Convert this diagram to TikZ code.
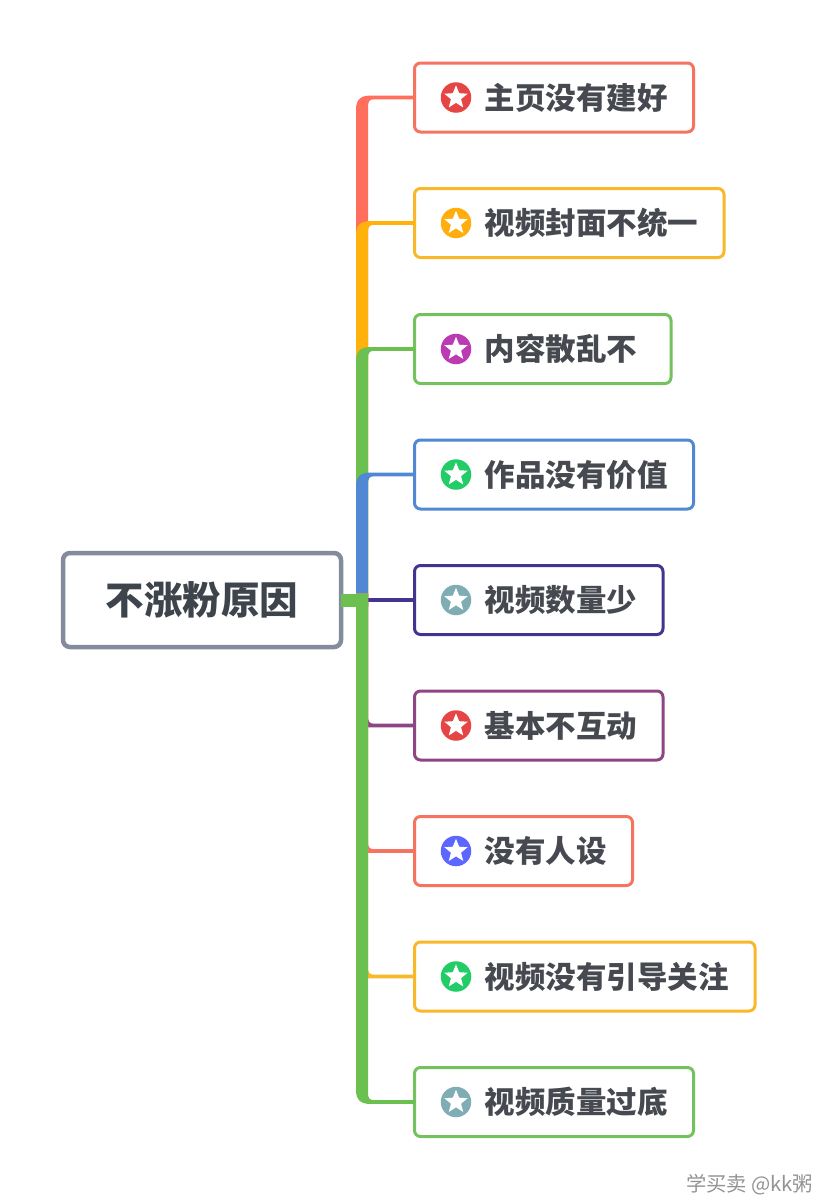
\documentclass[tikz,border=0pt]{standalone}
\usepackage{fontspec}
\usetikzlibrary{calc,shapes.geometric}
\newfontfamily\cjk{Noto Sans CJK SC}
\definecolor{cred}{HTML}{F5735F}
\definecolor{tred}{HTML}{FF6F5B}
\definecolor{corange}{HTML}{F9B82A}
\definecolor{torange}{HTML}{FFB20C}
\definecolor{cgreen}{HTML}{74C25E}
\definecolor{tgreen}{HTML}{6BC04F}
\definecolor{cblue}{HTML}{5088D4}
\definecolor{cnavy}{HTML}{43358F}
\definecolor{cplum}{HTML}{8E4584}
\definecolor{irred}{HTML}{E64545}
\definecolor{iorange}{HTML}{FFAE0D}
\definecolor{ipurple}{HTML}{BB3BB3}
\definecolor{igreen}{HTML}{22CC66}
\definecolor{iteal}{HTML}{7FADB3}
\definecolor{iblue}{HTML}{5B67FF}
\definecolor{inktext}{HTML}{464A50}
\definecolor{roottext}{HTML}{3D444B}
\definecolor{rootline}{HTML}{838B9C}
\tikzset{
  leafbox/.style={draw=#1,line width=3pt,fill=white,rounded corners=6pt,anchor=west,
    minimum height=69pt,inner sep=0pt,outer sep=0pt},
  rootbox/.style={draw=rootline,line width=4.5pt,fill=white,rounded corners=7pt,
    minimum width=278pt,minimum height=94pt,inner sep=0pt,outer sep=0pt,
    font=\cjk\bfseries\fontsize{38.5}{45}\selectfont,text=roottext},
  leaftext/.style={anchor=west,inner sep=0pt,text=inktext,font=\cjk\bfseries\fontsize{30.5}{36}\selectfont},
  iconball/.style={circle,fill=#1,minimum size=30.5pt,inner sep=0pt},
  iconstar/.style={star,star points=5,star point ratio=2.3,fill=white,minimum size=24.5pt,inner sep=0pt},
  marktext/.style={inner sep=0pt,text=black!42,font=\cjk\fontsize{20.3}{25}\selectfont}
}
% #1 leaf name, #2 colour, #3 +1 trunk comes from below, -1 from above
\newcommand\branchshape[3]{%
  \coordinate (T) at (trunk |- #1.west);
  \fill[#2] ($(trunk)+(-6,#3*6.5)$) -- ($(T)+(-6,#3*12)$)
    .. controls ($(T)+(-6,#3*2)$) and ($(T)+(-1,-#3*1.9)$) .. ($(T)+(8,-#3*1.9)$)
    -- ($(#1.west)+(0,-#3*1.8)$) -- ($(#1.west)+(0,#3*1.8)$) -- ($(T)+(12,#3*1.8)$)
    .. controls ($(T)+(7.5,#3*1.8)$) and ($(T)+(6,#3*4)$) .. ($(T)+(6,#3*9)$)
    -- ($(trunk)+(6,#3*6.5)$) -- cycle;
}
% #1 name, #2 y, #3 width, #4 line colour, #5 icon colour, #6 text
\newcommand\leafitem[6]{%
  \node[leafbox=#4,minimum width=#3pt] (#1) at (414.5,#2) {};
  \node[iconball=#5] (#1i) at ($(#1.west)+(41.5,0)$) {};
  \node[iconstar] (#1s) at (#1i) {};
  \node[leaftext] (#1t) at ($(#1.west)+(70,0)$) {#6};
}
\begin{document}
\begin{tikzpicture}[x=1pt,y=-1pt]
\useasboundingbox (0,0) rectangle (817,1200);
\fill[white] (0,0) rectangle (817,1200);
\coordinate (trunk) at (362,600);
\node[rootbox] (root) at (202,600) {不涨粉原因};
\leafitem{a}{97.5}{279}{cred}{irred}{主页没有建好}
\leafitem{b}{223}{309.5}{corange}{iorange}{视频封面不统一}
\leafitem{c}{349}{256.5}{cgreen}{ipurple}{内容散乱不}
\leafitem{d}{474.5}{279}{cblue}{igreen}{作品没有价值}
\leafitem{e}{600}{248.5}{cnavy}{iteal}{视频数量少}
\leafitem{f}{725.5}{248.5}{cplum}{irred}{基本不互动}
\leafitem{g}{851}{218}{cred}{iblue}{没有人设}
\leafitem{h}{976.5}{340.5}{corange}{igreen}{视频没有引导关注}
\leafitem{i}{1102}{279}{cgreen}{iteal}{视频质量过底}
\branchshape{a}{tred}{1}
\branchshape{b}{torange}{1}
\branchshape{c}{tgreen}{1}
\branchshape{d}{cblue}{1}
\draw[cnavy,line width=3.6pt] (trunk) -- (e.west);
\branchshape{f}{cplum}{-1}
\branchshape{g}{cred}{-1}
\branchshape{h}{corange}{-1}
\branchshape{i}{tgreen}{-1}
\draw[tgreen,line width=13pt] (root.east) -- ($(trunk)+(6,0)$);
\node[marktext,anchor=west] (wm) at (686,1185) {学买卖\hspace{4pt}@kk粥};
\end{tikzpicture}
\end{document}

> **AIM**: Do not include the images; transcribe the rest of the listing exactly.

> **RESULT BELOW**:
Convert this diagram to TikZ code.
\documentclass[tikz,border=0pt]{standalone}
\usepackage{fontspec}
\usetikzlibrary{calc,shapes.geometric}
\newfontfamily\cjk{Noto Sans CJK SC}
\definecolor{cred}{HTML}{F5735F}
\definecolor{tred}{HTML}{FF6F5B}
\definecolor{corange}{HTML}{F9B82A}
\definecolor{torange}{HTML}{FFB20C}
\definecolor{cgreen}{HTML}{74C25E}
\definecolor{tgreen}{HTML}{6BC04F}
\definecolor{cblue}{HTML}{5088D4}
\definecolor{cnavy}{HTML}{43358F}
\definecolor{cplum}{HTML}{8E4584}
\definecolor{irred}{HTML}{E64545}
\definecolor{iorange}{HTML}{FFAE0D}
\definecolor{ipurple}{HTML}{BB3BB3}
\definecolor{igreen}{HTML}{22CC66}
\definecolor{iteal}{HTML}{7FADB3}
\definecolor{iblue}{HTML}{5B67FF}
\definecolor{inktext}{HTML}{464A50}
\definecolor{roottext}{HTML}{3D444B}
\definecolor{rootline}{HTML}{838B9C}
\tikzset{
  leafbox/.style={draw=#1,line width=3pt,fill=white,rounded corners=6pt,anchor=west,
    minimum height=69pt,inner sep=0pt,outer sep=0pt},
  rootbox/.style={draw=rootline,line width=4.5pt,fill=white,rounded corners=7pt,
    minimum width=278pt,minimum height=94pt,inner sep=0pt,outer sep=0pt,
    font=\cjk\bfseries\fontsize{38.5}{45}\selectfont,text=roottext},
  leaftext/.style={anchor=west,inner sep=0pt,text=inktext,font=\cjk\bfseries\fontsize{30.5}{36}\selectfont},
  iconball/.style={circle,fill=#1,minimum size=30.5pt,inner sep=0pt},
  iconstar/.style={star,star points=5,star point ratio=2.3,fill=white,minimum size=24.5pt,inner sep=0pt},
  marktext/.style={inner sep=0pt,text=black!42,font=\cjk\fontsize{20.3}{25}\selectfont}
}
% #1 leaf name, #2 colour, #3 +1 trunk comes from below, -1 from above
\newcommand\branchshape[3]{%
  \coordinate (T) at (trunk |- #1.west);
  \fill[#2] ($(trunk)+(-6,#3*6.5)$) -- ($(T)+(-6,#3*12)$)
    .. controls ($(T)+(-6,#3*2)$) and ($(T)+(-1,-#3*1.9)$) .. ($(T)+(8,-#3*1.9)$)
    -- ($(#1.west)+(0,-#3*1.8)$) -- ($(#1.west)+(0,#3*1.8)$) -- ($(T)+(12,#3*1.8)$)
    .. controls ($(T)+(7.5,#3*1.8)$) and ($(T)+(6,#3*4)$) .. ($(T)+(6,#3*9)$)
    -- ($(trunk)+(6,#3*6.5)$) -- cycle;
}
% #1 name, #2 y, #3 width, #4 line colour, #5 icon colour, #6 text
\newcommand\leafitem[6]{%
  \node[leafbox=#4,minimum width=#3pt] (#1) at (414.5,#2) {};
  \node[iconball=#5] (#1i) at ($(#1.west)+(41.5,0)$) {};
  \node[iconstar] (#1s) at (#1i) {};
  \node[leaftext] (#1t) at ($(#1.west)+(70,0)$) {#6};
}
\begin{document}
\begin{tikzpicture}[x=1pt,y=-1pt]
\useasboundingbox (0,0) rectangle (817,1200);
\fill[white] (0,0) rectangle (817,1200);
\coordinate (trunk) at (362,600);
\node[rootbox] (root) at (202,600) {不涨粉原因};
\leafitem{a}{97.5}{279}{cred}{irred}{主页没有建好}
\leafitem{b}{223}{309.5}{corange}{iorange}{视频封面不统一}
\leafitem{c}{349}{256.5}{cgreen}{ipurple}{内容散乱不}
\leafitem{d}{474.5}{279}{cblue}{igreen}{作品没有价值}
\leafitem{e}{600}{248.5}{cnavy}{iteal}{视频数量少}
\leafitem{f}{725.5}{248.5}{cplum}{irred}{基本不互动}
\leafitem{g}{851}{218}{cred}{iblue}{没有人设}
\leafitem{h}{976.5}{340.5}{corange}{igreen}{视频没有引导关注}
\leafitem{i}{1102}{279}{cgreen}{iteal}{视频质量过底}
\branchshape{a}{tred}{1}
\branchshape{b}{torange}{1}
\branchshape{c}{tgreen}{1}
\branchshape{d}{cblue}{1}
\draw[cnavy,line width=3.6pt] (trunk) -- (e.west);
\branchshape{f}{cplum}{-1}
\branchshape{g}{cred}{-1}
\branchshape{h}{corange}{-1}
\branchshape{i}{tgreen}{-1}
\draw[tgreen,line width=13pt] (root.east) -- ($(trunk)+(6,0)$);
\node[marktext,anchor=west] (wm) at (686,1185) {学买卖\hspace{4pt}@kk粥};
\end{tikzpicture}
\end{document}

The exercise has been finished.